EXERCISE DETAILS:
Pictures in the entries below are excluded; copy only the lines from the one containing "Output the Python" to the one containing "err_U = [0.04] * 30", both included.

INFORMATION SUPPLIED:

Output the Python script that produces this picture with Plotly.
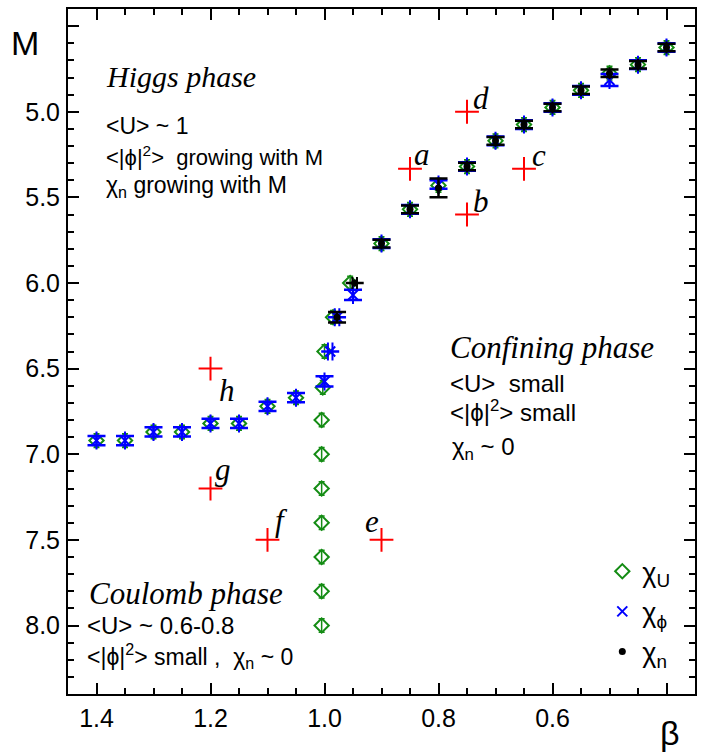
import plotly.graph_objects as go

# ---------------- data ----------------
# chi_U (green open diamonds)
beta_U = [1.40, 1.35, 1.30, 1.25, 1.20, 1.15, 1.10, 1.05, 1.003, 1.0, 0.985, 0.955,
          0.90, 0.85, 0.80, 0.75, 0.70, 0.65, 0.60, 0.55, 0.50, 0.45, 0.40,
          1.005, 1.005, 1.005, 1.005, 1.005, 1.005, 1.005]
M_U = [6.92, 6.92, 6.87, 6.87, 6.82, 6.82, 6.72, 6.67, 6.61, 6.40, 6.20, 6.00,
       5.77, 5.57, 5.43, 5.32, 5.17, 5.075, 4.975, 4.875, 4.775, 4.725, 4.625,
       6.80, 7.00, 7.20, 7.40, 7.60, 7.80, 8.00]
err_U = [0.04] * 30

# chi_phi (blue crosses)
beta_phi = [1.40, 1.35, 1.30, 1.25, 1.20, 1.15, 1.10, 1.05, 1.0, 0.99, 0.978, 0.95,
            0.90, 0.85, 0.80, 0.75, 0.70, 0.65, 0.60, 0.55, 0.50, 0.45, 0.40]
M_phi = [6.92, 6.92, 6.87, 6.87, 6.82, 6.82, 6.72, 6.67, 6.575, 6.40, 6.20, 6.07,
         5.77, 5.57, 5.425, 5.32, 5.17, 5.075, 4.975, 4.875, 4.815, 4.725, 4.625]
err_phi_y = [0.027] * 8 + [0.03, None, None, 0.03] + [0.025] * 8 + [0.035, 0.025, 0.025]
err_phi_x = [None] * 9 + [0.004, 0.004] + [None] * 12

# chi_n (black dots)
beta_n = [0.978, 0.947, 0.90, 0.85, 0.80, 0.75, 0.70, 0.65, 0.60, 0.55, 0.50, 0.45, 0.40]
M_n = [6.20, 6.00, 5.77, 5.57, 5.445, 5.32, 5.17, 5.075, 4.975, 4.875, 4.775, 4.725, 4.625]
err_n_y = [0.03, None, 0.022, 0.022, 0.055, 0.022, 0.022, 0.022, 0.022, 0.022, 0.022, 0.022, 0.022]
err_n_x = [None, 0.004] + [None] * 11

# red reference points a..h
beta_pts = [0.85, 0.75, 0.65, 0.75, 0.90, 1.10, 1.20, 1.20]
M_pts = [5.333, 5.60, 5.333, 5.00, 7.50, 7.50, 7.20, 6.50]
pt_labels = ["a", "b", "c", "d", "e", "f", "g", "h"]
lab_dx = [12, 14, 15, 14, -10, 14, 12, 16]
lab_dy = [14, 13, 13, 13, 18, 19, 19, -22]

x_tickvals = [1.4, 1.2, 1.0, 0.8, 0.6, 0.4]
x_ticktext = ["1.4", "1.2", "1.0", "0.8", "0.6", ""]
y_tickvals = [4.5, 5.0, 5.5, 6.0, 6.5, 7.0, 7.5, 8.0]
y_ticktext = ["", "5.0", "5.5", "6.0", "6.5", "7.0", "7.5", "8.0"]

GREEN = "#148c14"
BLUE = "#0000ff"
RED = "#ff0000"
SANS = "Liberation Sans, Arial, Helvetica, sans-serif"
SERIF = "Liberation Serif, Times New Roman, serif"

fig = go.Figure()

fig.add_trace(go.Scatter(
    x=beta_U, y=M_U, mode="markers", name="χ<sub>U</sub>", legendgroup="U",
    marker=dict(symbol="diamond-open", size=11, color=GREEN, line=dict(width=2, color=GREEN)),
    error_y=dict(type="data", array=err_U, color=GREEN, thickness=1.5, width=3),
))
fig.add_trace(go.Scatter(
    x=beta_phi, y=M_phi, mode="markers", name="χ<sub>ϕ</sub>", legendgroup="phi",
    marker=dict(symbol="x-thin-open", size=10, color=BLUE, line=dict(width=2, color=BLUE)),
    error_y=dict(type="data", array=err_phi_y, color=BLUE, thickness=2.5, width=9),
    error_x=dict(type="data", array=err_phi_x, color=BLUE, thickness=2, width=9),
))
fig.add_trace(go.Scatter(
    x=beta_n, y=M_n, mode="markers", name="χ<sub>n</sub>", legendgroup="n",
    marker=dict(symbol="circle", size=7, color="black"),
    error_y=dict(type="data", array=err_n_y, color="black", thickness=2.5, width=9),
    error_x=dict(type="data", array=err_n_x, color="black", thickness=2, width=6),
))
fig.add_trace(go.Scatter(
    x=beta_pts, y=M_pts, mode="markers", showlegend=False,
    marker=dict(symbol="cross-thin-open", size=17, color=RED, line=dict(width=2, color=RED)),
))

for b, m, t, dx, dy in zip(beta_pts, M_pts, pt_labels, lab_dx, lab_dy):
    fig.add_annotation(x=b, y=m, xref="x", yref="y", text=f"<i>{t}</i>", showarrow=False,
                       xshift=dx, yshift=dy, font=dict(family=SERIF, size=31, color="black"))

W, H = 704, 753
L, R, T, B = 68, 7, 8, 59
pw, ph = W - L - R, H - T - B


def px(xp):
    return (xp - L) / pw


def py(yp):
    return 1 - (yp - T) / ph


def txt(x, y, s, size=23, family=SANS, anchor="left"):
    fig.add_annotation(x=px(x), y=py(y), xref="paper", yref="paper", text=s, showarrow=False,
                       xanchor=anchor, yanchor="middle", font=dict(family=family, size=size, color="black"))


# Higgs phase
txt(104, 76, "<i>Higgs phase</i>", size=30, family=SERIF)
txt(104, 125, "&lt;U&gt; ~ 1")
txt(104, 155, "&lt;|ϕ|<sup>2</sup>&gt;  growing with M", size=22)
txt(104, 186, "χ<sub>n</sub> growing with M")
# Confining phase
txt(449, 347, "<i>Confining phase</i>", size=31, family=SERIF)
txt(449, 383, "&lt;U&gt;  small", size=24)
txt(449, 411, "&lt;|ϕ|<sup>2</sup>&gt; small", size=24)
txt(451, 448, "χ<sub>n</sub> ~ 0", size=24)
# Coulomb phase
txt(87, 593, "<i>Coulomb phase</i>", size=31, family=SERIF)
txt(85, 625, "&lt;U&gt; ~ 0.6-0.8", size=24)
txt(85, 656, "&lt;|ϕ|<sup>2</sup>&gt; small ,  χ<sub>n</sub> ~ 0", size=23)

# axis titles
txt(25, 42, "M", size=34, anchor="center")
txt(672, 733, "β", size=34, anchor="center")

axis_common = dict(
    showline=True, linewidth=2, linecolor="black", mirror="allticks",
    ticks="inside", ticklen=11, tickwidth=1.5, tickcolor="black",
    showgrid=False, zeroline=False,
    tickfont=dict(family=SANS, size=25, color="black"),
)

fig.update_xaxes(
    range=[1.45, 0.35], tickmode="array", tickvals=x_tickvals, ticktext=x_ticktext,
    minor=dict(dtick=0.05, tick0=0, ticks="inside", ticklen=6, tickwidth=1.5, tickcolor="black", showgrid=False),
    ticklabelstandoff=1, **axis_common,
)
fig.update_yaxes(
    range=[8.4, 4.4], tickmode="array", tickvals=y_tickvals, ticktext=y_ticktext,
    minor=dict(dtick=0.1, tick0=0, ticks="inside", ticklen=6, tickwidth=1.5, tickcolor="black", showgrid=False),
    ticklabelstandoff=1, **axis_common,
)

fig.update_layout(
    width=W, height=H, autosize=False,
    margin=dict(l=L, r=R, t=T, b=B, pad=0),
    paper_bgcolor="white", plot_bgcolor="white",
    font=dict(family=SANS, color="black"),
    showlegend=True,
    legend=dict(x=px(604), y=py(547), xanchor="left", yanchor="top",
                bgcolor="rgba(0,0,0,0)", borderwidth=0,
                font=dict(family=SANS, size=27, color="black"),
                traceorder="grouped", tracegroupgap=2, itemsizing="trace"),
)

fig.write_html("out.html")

==

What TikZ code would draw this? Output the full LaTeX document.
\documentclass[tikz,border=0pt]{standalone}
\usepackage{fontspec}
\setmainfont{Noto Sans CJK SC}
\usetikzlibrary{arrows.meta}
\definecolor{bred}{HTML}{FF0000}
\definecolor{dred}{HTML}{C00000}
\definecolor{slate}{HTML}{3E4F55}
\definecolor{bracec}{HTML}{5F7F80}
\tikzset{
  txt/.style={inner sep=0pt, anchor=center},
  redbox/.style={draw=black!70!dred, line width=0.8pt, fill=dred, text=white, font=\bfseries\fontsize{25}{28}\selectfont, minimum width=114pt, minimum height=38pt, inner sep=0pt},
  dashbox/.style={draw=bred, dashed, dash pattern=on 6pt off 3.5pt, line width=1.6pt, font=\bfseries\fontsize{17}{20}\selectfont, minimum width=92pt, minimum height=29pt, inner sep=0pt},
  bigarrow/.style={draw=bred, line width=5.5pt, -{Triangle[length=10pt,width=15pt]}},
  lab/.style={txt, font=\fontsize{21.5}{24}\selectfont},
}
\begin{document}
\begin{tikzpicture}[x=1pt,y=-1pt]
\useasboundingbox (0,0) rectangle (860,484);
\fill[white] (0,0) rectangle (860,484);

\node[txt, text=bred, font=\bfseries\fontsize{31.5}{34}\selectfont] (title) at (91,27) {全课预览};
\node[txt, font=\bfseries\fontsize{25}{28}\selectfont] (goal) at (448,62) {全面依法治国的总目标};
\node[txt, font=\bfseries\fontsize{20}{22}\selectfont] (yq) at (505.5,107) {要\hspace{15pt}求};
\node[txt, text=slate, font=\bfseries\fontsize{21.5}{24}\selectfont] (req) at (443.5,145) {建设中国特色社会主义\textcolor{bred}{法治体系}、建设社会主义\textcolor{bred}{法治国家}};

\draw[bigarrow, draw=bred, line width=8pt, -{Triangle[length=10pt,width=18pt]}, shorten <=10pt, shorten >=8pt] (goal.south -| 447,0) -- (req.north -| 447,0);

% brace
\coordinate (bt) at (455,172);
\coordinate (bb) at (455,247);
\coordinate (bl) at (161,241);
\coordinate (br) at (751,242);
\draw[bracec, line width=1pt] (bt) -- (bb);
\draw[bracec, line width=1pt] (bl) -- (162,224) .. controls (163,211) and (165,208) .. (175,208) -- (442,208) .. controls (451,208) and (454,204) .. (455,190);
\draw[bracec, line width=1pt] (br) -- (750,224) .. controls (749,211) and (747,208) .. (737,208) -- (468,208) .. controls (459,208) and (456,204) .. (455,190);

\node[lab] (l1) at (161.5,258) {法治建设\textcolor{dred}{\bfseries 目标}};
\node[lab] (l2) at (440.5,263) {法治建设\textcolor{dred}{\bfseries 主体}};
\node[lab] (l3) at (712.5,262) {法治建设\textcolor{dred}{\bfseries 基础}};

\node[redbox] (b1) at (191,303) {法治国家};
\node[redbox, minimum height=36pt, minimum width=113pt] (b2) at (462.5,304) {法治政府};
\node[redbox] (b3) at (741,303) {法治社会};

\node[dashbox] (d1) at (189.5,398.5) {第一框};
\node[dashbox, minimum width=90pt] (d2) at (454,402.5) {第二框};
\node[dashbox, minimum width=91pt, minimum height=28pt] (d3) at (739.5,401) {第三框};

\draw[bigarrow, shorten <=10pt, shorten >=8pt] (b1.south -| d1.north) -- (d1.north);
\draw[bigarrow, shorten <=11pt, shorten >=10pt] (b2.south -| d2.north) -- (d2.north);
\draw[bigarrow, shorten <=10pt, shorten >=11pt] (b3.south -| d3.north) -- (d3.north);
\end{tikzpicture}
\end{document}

EXERCISE RESPONSE:
Output the Python script that produces this picture with Plotly.
import plotly.graph_objects as go

# ---------------- data ----------------
# chi_U (green open diamonds)
beta_U = [1.40, 1.35, 1.30, 1.25, 1.20, 1.15, 1.10, 1.05, 1.003, 1.0, 0.985, 0.955,
          0.90, 0.85, 0.80, 0.75, 0.70, 0.65, 0.60, 0.55, 0.50, 0.45, 0.40,
          1.005, 1.005, 1.005, 1.005, 1.005, 1.005, 1.005]
M_U = [6.92, 6.92, 6.87, 6.87, 6.82, 6.82, 6.72, 6.67, 6.61, 6.40, 6.20, 6.00,
       5.77, 5.57, 5.43, 5.32, 5.17, 5.075, 4.975, 4.875, 4.775, 4.725, 4.625,
       6.80, 7.00, 7.20, 7.40, 7.60, 7.80, 8.00]
err_U = [0.04] * 30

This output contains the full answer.